Return only those lines from the line containing "Rebuild this UI as HTML. Inline all styles." to the line containing "const blueStart = 0.0066;", both included, and please omit the pictures.

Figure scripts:
· · · · · · ·

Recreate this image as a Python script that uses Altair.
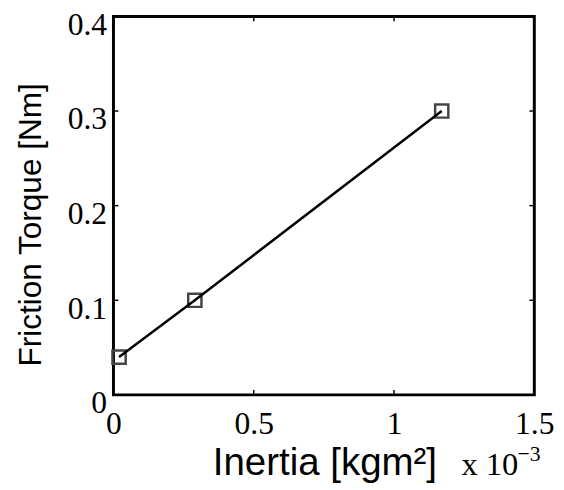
import altair as alt
import pandas as pd

# data (x in units of 1e-3 kgm^2)
inertia = [0.02, 0.29, 1.17]
torque = [0.04, 0.10, 0.30]
x_ticks = [0, 0.5, 1, 1.5]
y_ticks = [0, 0.1, 0.2, 0.3, 0.4]
x_title = "Inertia [kgm\u00b2]"
y_title = "Friction Torque [Nm]"
mult_text = ["x 10"]
exp_text = ["\u22123"]

W, H = 427, 384
df = pd.DataFrame({"x": inertia, "y": torque})
xt = pd.DataFrame({"v": x_ticks})
yt = pd.DataFrame({"v": y_ticks})

xscale = alt.Scale(domain=[0, 1.5], nice=False, zero=False)
yscale = alt.Scale(domain=[0, 0.4], nice=False, zero=False)

SANS = "Liberation Sans"
SERIF = "Liberation Serif"

xaxis = alt.Axis(values=x_ticks, format="~g", grid=False, domain=False, ticks=False,
                 labelFont=SERIF, labelFontSize=32, labelColor="black",
                 labelBaseline="alphabetic", labelPadding=39, labelFlush=False,
                 title=x_title, titleFont=SANS, titleFontSize=39,
                 titleFontWeight="normal", titleColor="black", titleX=214, titleY=81,
                 titleAlign="center", titleBaseline="alphabetic")
yaxis = alt.Axis(values=y_ticks, format="~g", grid=False, domain=False, ticks=False,
                 labelFont=SERIF, labelFontSize=32, labelColor="black",
                 labelBaseline="middle", labelPadding=7, labelOffset=8, labelFlush=False,
                 title=y_title, titleFont=SANS, titleFontSize=32,
                 titleFontWeight="normal", titleColor="black", titleAngle=270,
                 titleX=-74, titleY=211, titleAlign="center", titleBaseline="alphabetic")

points = alt.Chart(df).mark_point(shape="square", size=180, filled=False,
                                  stroke="#444444", strokeWidth=2.5, opacity=1).encode(
    x=alt.X("x:Q", scale=xscale, axis=xaxis),
    y=alt.Y("y:Q", scale=yscale, axis=yaxis),
)
line = alt.Chart(df).mark_line(color="black", strokeWidth=2.5).encode(
    x=alt.X("x:Q", scale=xscale), y=alt.Y("y:Q", scale=yscale))

tl = 5
bt = alt.Chart(xt).mark_rule(color="black", strokeWidth=1.5).encode(
    x=alt.X("v:Q", scale=xscale), y=alt.value(H), y2=alt.value(H - tl))
tt = alt.Chart(xt).mark_rule(color="black", strokeWidth=1.5).encode(
    x=alt.X("v:Q", scale=xscale), y=alt.value(0), y2=alt.value(tl))
lt = alt.Chart(yt).mark_rule(color="black", strokeWidth=1.5).encode(
    y=alt.Y("v:Q", scale=yscale), x=alt.value(0), x2=alt.value(tl))
rt = alt.Chart(yt).mark_rule(color="black", strokeWidth=1.5).encode(
    y=alt.Y("v:Q", scale=yscale), x=alt.value(W), x2=alt.value(W - tl))

mult = alt.Chart(pd.DataFrame({"t": mult_text})).mark_text(
    font=SERIF, fontSize=33, color="black", align="left",
    baseline="alphabetic").encode(text="t:N", x=alt.value(353), y=alt.value(465))
expo = alt.Chart(pd.DataFrame({"t": exp_text})).mark_text(
    font=SERIF, fontSize=22, color="black", align="left",
    baseline="alphabetic").encode(text="t:N", x=alt.value(410), y=alt.value(451))

chart = alt.layer(points, line, bt, tt, lt, rt, mult, expo).properties(
    width=W, height=H,
    autosize=alt.AutoSizeParams(type="none"),
    padding={"left": 107, "top": 5, "right": 22, "bottom": 95},
).configure_view(stroke="black", strokeWidth=3)

chart.save("out.html", embed_options={"renderer": "svg", "actions": False})
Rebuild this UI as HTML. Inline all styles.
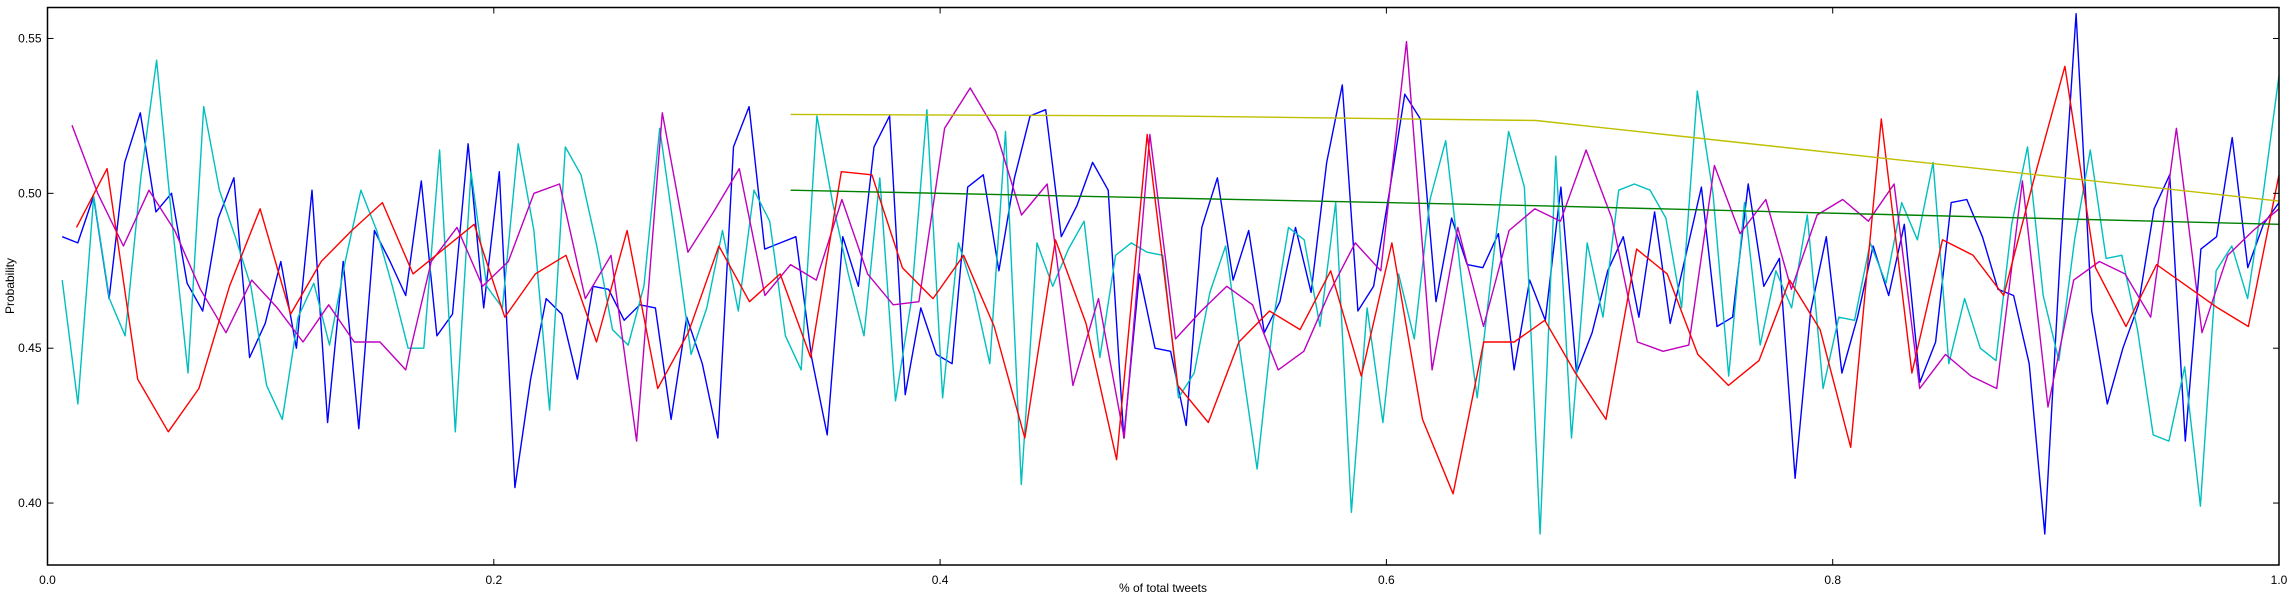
<!DOCTYPE html>
<html><head><meta charset="utf-8"><style>
html,body{margin:0;padding:0;background:#fff;}
svg{display:block;font-family:"Liberation Sans",sans-serif;}
</style></head><body>
<svg id="chart" width="2293" height="601" xmlns="http://www.w3.org/2000/svg">
<rect x="0" y="0" width="2293" height="601" fill="#fff"/>
<g id="series"></g>
<rect x="47.5" y="7.5" width="2231.5" height="557.5" fill="none" stroke="#000" stroke-width="1.5"/>
<g id="axes"></g>
<text x="1163" y="592" font-size="12" text-anchor="middle">% of total tweets</text>
<text transform="translate(14,286) rotate(-90)" font-size="12" text-anchor="middle">Probability</text>
</svg>
<script>
const xTicks = [0.0, 0.2, 0.4, 0.6, 0.8, 1.0];
const xTickLabels = ["0.0", "0.2", "0.4", "0.6", "0.8", "1.0"];
const yTicks = [0.40, 0.45, 0.50, 0.55];
const yTickLabels = ["0.40", "0.45", "0.50", "0.55"];

const blueValues = [.486,.484,.499,.466,.510,.526,.494,.500,.471,.462,.492,.505,.447,.458,.478,.450,.501,.426,.478,.424,.488,.478,.467,.504,.454,.461,.516,.463,.507,.405,.440,.466,.461,.440,.470,.469,.459,.464,.463,.427,.460,.445,.421,.515,.528,.482,.484,.486,.447,.422,.486,.470,.515,.525,.435,.463,.448,.445,.502,.506,.475,.505,.525,.527,.486,.496,.510,.501,
.421,.474,.450,.449,.425,.489,.505,.472,.488,.455,.465,.489,.468,.510,.535,.462,.470,.500,.532,.524,.465,.492,.477,.476,.487,.443,.472,.459,.502,.442,.455,.475,.486,.460,.494,.458,.480,.502,.457,.460,.503,.470,.479,.408,.462,.486,.442,.460,.483,.467,.490,.439,.452,.497,.498,.486,.469,.467,.445,.390,.481,.558,.462,.432,.450,.464,.495,.506,.420,.482,.486,.518,.476,.490,.497];
const blueStart = 0.0066;

const cyanValues = [.472,.432,.499,.466,.454,.505,.543,.490,.442,.528,.501,.486,.470,.438,.427,.460,.471,.451,.478,.501,.488,.470,.450,.450,.514,.423,.507,.470,.463,.516,.488,.430,.515,.506,.483,.456,.451,.470,.521,.485,.448,.463,.488,.462,.501,.491,.454,.443,.525,.497,.474,.454,.505,.433,.465,.527,.434,.484,.468,.445,.520,.406,.484,.470,.482,.491,.447,.480,.484,.481,.480,.434,.442,.468,.483,.446,.411,.458,.489,.485,.457,.497,.397,.463,.426,.474,.453,.498,.517,.472,.434,.478,.520,.502,.390,.512,.421,.484,.460,.501,.503,.501,.492,.463,.533,.500,.441,.497,.451,.475,.463,.493,.437,.460,.459,.484,.471,.497,.485,.510,.445,.466,.450,.446,.490,.515,.467,.446,.485,.514,.479,.480,.456,.422,.420,.444,.399,.475,.483,.466,.500,.538];
const cyanStart = 0.0066;

const magentaValues = [.522,.500,.483,.501,.488,.469,.455,.472,.463,.452,.464,.452,.452,.443,.478,.489,.470,.478,.500,.503,.466,.480,.420,.526,.481,.494,.508,.467,.477,.472,.498,.474,.464,.465,.521,.534,.520,.493,.503,.438,.466,.421,.519,.453,.462,.470,.464,.443,.449,.468,.484,.475,.549,.443,.489,.457,.488,.495,.491,.514,.492,.452,.449,.451,.509,.487,.498,.469,.493,.498,.491,.503,.437,.448,.441,.437,.504,.431,.472,.478,.474,.460,.521,.455,.480,.488,.495];
const magentaStart = 0.011;

const redValues = [.489,.508,.440,.423,.437,.470,.495,.461,.478,.488,.497,.474,.482,.490,.460,.474,.480,.452,.488,.437,.455,.483,.465,.474,.447,.507,.506,.476,.466,.480,.457,.421,.485,.458,.414,.519,.438,.426,.452,.462,.456,.475,.441,.484,.427,.403,.452,.452,.459,.442,.427,.482,.474,.448,.438,.446,.472,.456,.418,.524,.442,.485,.480,.467,.505,.541,.476,.457,.477,.470,.463,.457,.506];
const redStart = 0.013;

const greenX = [0.333, 0.5, 0.667, 0.833, 1.0];
const greenValues = [0.501, 0.4985, 0.496, 0.493, 0.490];
const yellowX = [0.333, 0.5, 0.667, 1.0];
const yellowValues = [0.5255, 0.525, 0.5235, 0.4975];

const L = 47.5, R = 2279, T = 7.5, B = 565;
const X0 = 0, X1 = 1, Y0 = 0.38, Y1 = 0.56;
function xs(v){ return L + (v - X0) / (X1 - X0) * (R - L); }
function ys(v){ return B - (v - Y0) / (Y1 - Y0) * (B - T); }
const NS = "http://www.w3.org/2000/svg";
const sg = document.getElementById('series');
const ag = document.getElementById('axes');

function drawLine(xvals, yvals, color, name){
  const p = document.createElementNS(NS, 'polyline');
  p.setAttribute('points', xvals.map((x, i) => xs(x).toFixed(1) + ',' + ys(yvals[i]).toFixed(1)).join(' '));
  p.setAttribute('fill', 'none');
  p.setAttribute('stroke', color);
  p.setAttribute('stroke-width', '1.4');
  p.setAttribute('stroke-linejoin', 'round');
  
  
  sg.appendChild(p);
}
function evenX(values, start){
  const n = values.length;
  return values.map((_, i) => start + i * (1 - start) / (n - 1));
}
drawLine(evenX(blueValues, blueStart), blueValues, '#0000ff', 'blue-series-line');
drawLine(evenX(cyanValues, cyanStart), cyanValues, '#00bfbf', 'cyan-series-line');
drawLine(evenX(magentaValues, magentaStart), magentaValues, '#bf00bf', 'magenta-series-line');
drawLine(evenX(redValues, redStart), redValues, '#ff0000', 'red-series-line');
drawLine(greenX, greenValues, '#008000', 'green-series-line');
drawLine(yellowX, yellowValues, '#bfbf00', 'yellow-series-line');

function mk(tag, attrs){ const e = document.createElementNS(NS, tag); for (const k in attrs) e.setAttribute(k, attrs[k]); return e; }
xTicks.forEach((t, i) => {
  const x = xs(t);
  const a = mk('line', {x1:x, x2:x, y1:B, y2:B-6, stroke:'#000', 'stroke-width':1});
  
  
  ag.appendChild(a);
  const b = mk('line', {x1:x, x2:x, y1:T, y2:T+6, stroke:'#000', 'stroke-width':1});
  
  
  ag.appendChild(b);
  const tx = mk('text', {x:x, y:B+19, 'font-size':12, 'text-anchor':'middle'});
  tx.textContent = xTickLabels[i];
  
  
  ag.appendChild(tx);
});
yTicks.forEach((t, i) => {
  const y = ys(t);
  const a = mk('line', {x1:L, x2:L+6, y1:y, y2:y, stroke:'#000', 'stroke-width':1});
  
  
  ag.appendChild(a);
  const b = mk('line', {x1:R, x2:R-6, y1:y, y2:y, stroke:'#000', 'stroke-width':1});
  
  
  ag.appendChild(b);
  const tx = mk('text', {x:L-6, y:y+4, 'font-size':12, 'text-anchor':'end'});
  tx.textContent = yTickLabels[i];
  
  
  ag.appendChild(tx);
});
</script>
</body></html>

· · · · · · ·

- **The response**
Rebuild this UI as HTML. Inline all styles.
<!DOCTYPE html>
<html><head><meta charset="utf-8"><style>
html,body{margin:0;padding:0;background:#fff;}
svg{display:block;font-family:"Liberation Sans",sans-serif;}
</style></head><body>
<svg id="chart" width="2293" height="601" xmlns="http://www.w3.org/2000/svg">
<rect x="0" y="0" width="2293" height="601" fill="#fff"/>
<g id="series"></g>
<rect x="47.5" y="7.5" width="2231.5" height="557.5" fill="none" stroke="#000" stroke-width="1.5"/>
<g id="axes"></g>
<text x="1163" y="592" font-size="12" text-anchor="middle">% of total tweets</text>
<text transform="translate(14,286) rotate(-90)" font-size="12" text-anchor="middle">Probability</text>
</svg>
<script>
const xTicks = [0.0, 0.2, 0.4, 0.6, 0.8, 1.0];
const xTickLabels = ["0.0", "0.2", "0.4", "0.6", "0.8", "1.0"];
const yTicks = [0.40, 0.45, 0.50, 0.55];
const yTickLabels = ["0.40", "0.45", "0.50", "0.55"];

const blueValues = [.486,.484,.499,.466,.510,.526,.494,.500,.471,.462,.492,.505,.447,.458,.478,.450,.501,.426,.478,.424,.488,.478,.467,.504,.454,.461,.516,.463,.507,.405,.440,.466,.461,.440,.470,.469,.459,.464,.463,.427,.460,.445,.421,.515,.528,.482,.484,.486,.447,.422,.486,.470,.515,.525,.435,.463,.448,.445,.502,.506,.475,.505,.525,.527,.486,.496,.510,.501,
.421,.474,.450,.449,.425,.489,.505,.472,.488,.455,.465,.489,.468,.510,.535,.462,.470,.500,.532,.524,.465,.492,.477,.476,.487,.443,.472,.459,.502,.442,.455,.475,.486,.460,.494,.458,.480,.502,.457,.460,.503,.470,.479,.408,.462,.486,.442,.460,.483,.467,.490,.439,.452,.497,.498,.486,.469,.467,.445,.390,.481,.558,.462,.432,.450,.464,.495,.506,.420,.482,.486,.518,.476,.490,.497];
const blueStart = 0.0066;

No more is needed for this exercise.